Within the Queen’s Speech, whether it is defeating terrorism in Middle East, national reconciliation in Iraq or the political settlement in Syria, religion needs to be understood as part of the problem, maybe, but also the solution. Erdogan’s desire to be executive president in Turkey, which, if it happens, will subordinate the parliamentary process there, cannot be fully understood unless one remembers that the last caliphate was not in Iraq—it was Ottoman. Regional peace needs the HDP Kurdish party on 7 June to break through the 10% threshold to get parliamentary representation to thwart the supermajority that Erdogan is in danger of achieving.

Over the last Parliament, there was the same realisation in relation to human rights abuses, which were due not to politics, resource battles or ethnicity but to religious identity. Whether it involved Shias in Pakistan, Yazidis in Iraq, Baha’is in Iran, or Christians in Syria, the fact you are “the other”, defined by religious difference, was a factor that determined these people’s fate. As the most reverend Primate the Archbishop of Canterbury last summer seemed to be alone in stating, what we are seeing in Iraq violates people’s freedom of religion and belief, as set out under Article 18 of the Universal Declaration of Human Rights. British men and women have gone to join this, after a liberal, pluralist education, and I think we have many questions to ask ourselves in relation to that. There was a clear commitment in the Conservative manifesto that:

“We will stand up for the freedom of people of all religions—and non-religious people—to practise their beliefs in peace and safety, for example by supporting persecuted Christians in the Middle East”.

So I hope that my noble friend the Minister can give some detail as to how the commitment will be worked out in the Foreign and Commonwealth Office and DfID under this Government.

These issues matter to the British people. No, I am about to rely not on opinion polling to support that assertion but on what I personally consider to be much more reliable. Hold an event here in Parliament and see how many MPs and Peers you can get to attend—and not just pop their head through the door but actually attend. At the launch of the Open Doors World Watch List for countries where Christians are persecuted here in Parliament in March 2015, 74 Members of Parliament attended, including two members of the Cabinet.

The Queen’s Speech also outlined,

“an enhanced partnership with India and China”,

and many people may respond that it is all about trade, really. But in a world of globalised communication, human rights abuses have the potential to damage deeply corporate brands. Perhaps companies are worried about investing in Burma now, and not just because it seems that progress to democracy may have stalled. What will their consumers, especially Muslims, think of a company that invests there while Rohingya Muslims are denied citizenship and when their temporary ID cards are prevented from giving them a vote in the election? Human rights and trade are increasingly interconnected, and I do not just mean the trade in humans that clearly this has led to with the Rohingya Muslims. It goes without saying, perhaps, that it may be the sponsors of FIFA that prove to be more powerful than even the FBI in bringing about similar change.
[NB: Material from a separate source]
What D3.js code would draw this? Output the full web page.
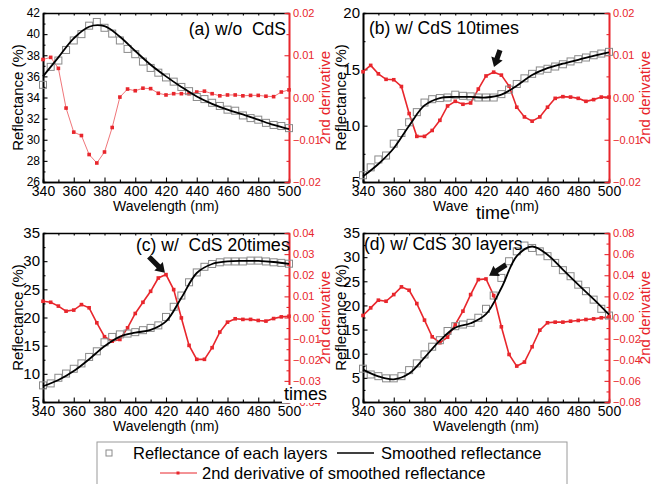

I wish to end where I began in my speech on the 2014 Queen’s Speech, with a country that has for the first time broken down along religious lines, the Central African Republic. United Nations OCHA summarised recently:

“After more than two years of conflict in the Central African Republic, the humanitarian situation remains appalling: more than 2.7 million people—out of a total population of 4.6 million—are in dire need of assistance and protection. Close to a million people remain displaced in and out of the country”.
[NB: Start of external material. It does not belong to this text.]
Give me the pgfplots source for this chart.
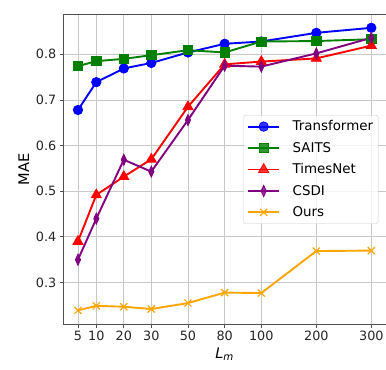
\documentclass[border=0pt]{standalone}
\usepackage{fontspec}
\setmainfont{DejaVu Sans}
\usepackage{pgfplots}
\pgfplotsset{compat=1.18}
\definecolor{cblue}{RGB}{0,0,255}
\definecolor{cgreen}{RGB}{0,128,0}
\definecolor{cred}{RGB}{255,0,0}
\definecolor{cpurple}{RGB}{128,0,128}
\definecolor{corange}{RGB}{255,165,0}
\definecolor{spine}{RGB}{80,80,80}
\definecolor{gridc}{RGB}{200,200,200}
\begin{document}
\begin{tikzpicture}
\begin{axis}[
  scale only axis,
  width=322.7bp, height=310bp,
  xmin=-1.6, xmax=33.6, ymin=0.2085, ymax=0.8876,
  xtick={0,2,5,8,12,16,20,26,32},
  xticklabels={5,10,20,30,50,80,100,200,300},
  ytick={0.3,0.4,0.5,0.6,0.7,0.8},
  yticklabel style={/pgf/number format/.cd, fixed, fixed zerofill, precision=1},
  /pgf/number format/assume math mode=true,
  ticklabel style={font=\fontsize{12.8bp}{15bp}\selectfont, text=black!85},
  xtick pos=bottom, ytick pos=left,
  tick align=outside, major tick length=3.5bp,
  tick style={spine, line width=0.8bp},
  axis line style={spine, line width=1bp},
  grid=major, grid style={gridc, line width=0.8bp},
  xlabel={\textit{L}\textsubscript{\textit{m}}},
  ylabel={MAE},
  label style={font=\fontsize{14.6bp}{17bp}\selectfont},
  legend style={at={(rel axis cs:0.976,0.675)}, anchor=north east,
    draw=black!20, rounded corners=2bp, fill=white, fill opacity=0.8, text opacity=1,
    font=\fontsize{13.4bp}{16bp}\selectfont, row sep=6.9bp,
    inner xsep=3.5bp, inner ysep=4bp,
    nodes={inner sep=1.5bp},
    /tikz/every odd column/.append style={column sep=11bp}},
  legend cell align=left,
  legend image code/.code={\draw[mark repeat=2,mark phase=2] plot coordinates {(0bp,0bp)(15.5bp,0bp)(31bp,0bp)};},
  every axis plot/.append style={line width=1.9bp},
]
\addplot[cblue, mark=*, mark size=4.7bp, mark options={line width=0.8bp}] coordinates {
(0,0.678)(2,0.739)(5,0.769)(8,0.781)(12,0.804)(16,0.823)(20,0.828)(26,0.847)(32,0.858)};
\addlegendentry{Transformer}
\addplot[cgreen, mark=square*, mark size=4.6bp, mark options={line width=0.8bp}] coordinates {
(0,0.774)(2,0.785)(5,0.790)(8,0.798)(12,0.809)(16,0.804)(20,0.828)(26,0.829)(32,0.833)};
\addlegendentry{SAITS}
\addplot[cred, mark=triangle*, mark size=5.8bp, mark options={line width=0.8bp}] coordinates {
(0,0.390)(2,0.492)(5,0.532)(8,0.570)(12,0.685)(16,0.778)(20,0.784)(26,0.791)(32,0.819)};
\addlegendentry{TimesNet}
\addplot[cpurple, mark=diamond*, mark size=5.6bp, mark options={xscale=0.62, line width=0.8bp}] coordinates {
(0,0.350)(2,0.440)(5,0.569)(8,0.543)(12,0.656)(16,0.775)(20,0.773)(26,0.802)(32,0.836)};
\addlegendentry{CSDI}
\addplot[corange, mark=x, mark size=5bp, mark options={line width=1.2bp}] coordinates {
(0,0.239)(2,0.249)(5,0.247)(8,0.242)(12,0.255)(16,0.278)(20,0.277)(26,0.369)(32,0.370)};
\addlegendentry{Ours}
\end{axis}
\pgfresetboundingbox
\path ([xshift=-63.3bp,yshift=-44.7bp]current axis.south west) rectangle ([yshift=14.3bp]current axis.north east);
\end{tikzpicture}
\end{document}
There is encouraging news that recently all the rebel groups agreed to release the estimated 10,000 child soldiers they had recruited. The Bangui forum process of national reconciliation has started and elections are now rescheduled for the end of 2015. We have contributed, most particularly with the deputy head of the UN peace-keeping mission being the former UK ambassador Diane Corner, but what further involvement does the UK anticipate having in terms of the state building, civil service reform or tax reform that we were so successful in bringing to many east African countries?

One looks to various measures to assess a country’s progress. Unfortunately the CAR is now 185th out of 187 on the Human Development Index. It is now bottom of the league of the Legatum Prosperity Index for the whole of Africa.

The CAR has a group of people who have more than the average awareness of its existence. I am told that the tea-time audience on BBC1 is most aware of it. It is the “Pointless” audience. “Pointless” is a quiz show where you get the most marks for thinking of the answer that nobody else is aware of. In a recent question on the Francophone countries in Africa, the CAR was one of the answers. The measure of progress for the CAR will be when it is no longer a “Pointless” answer.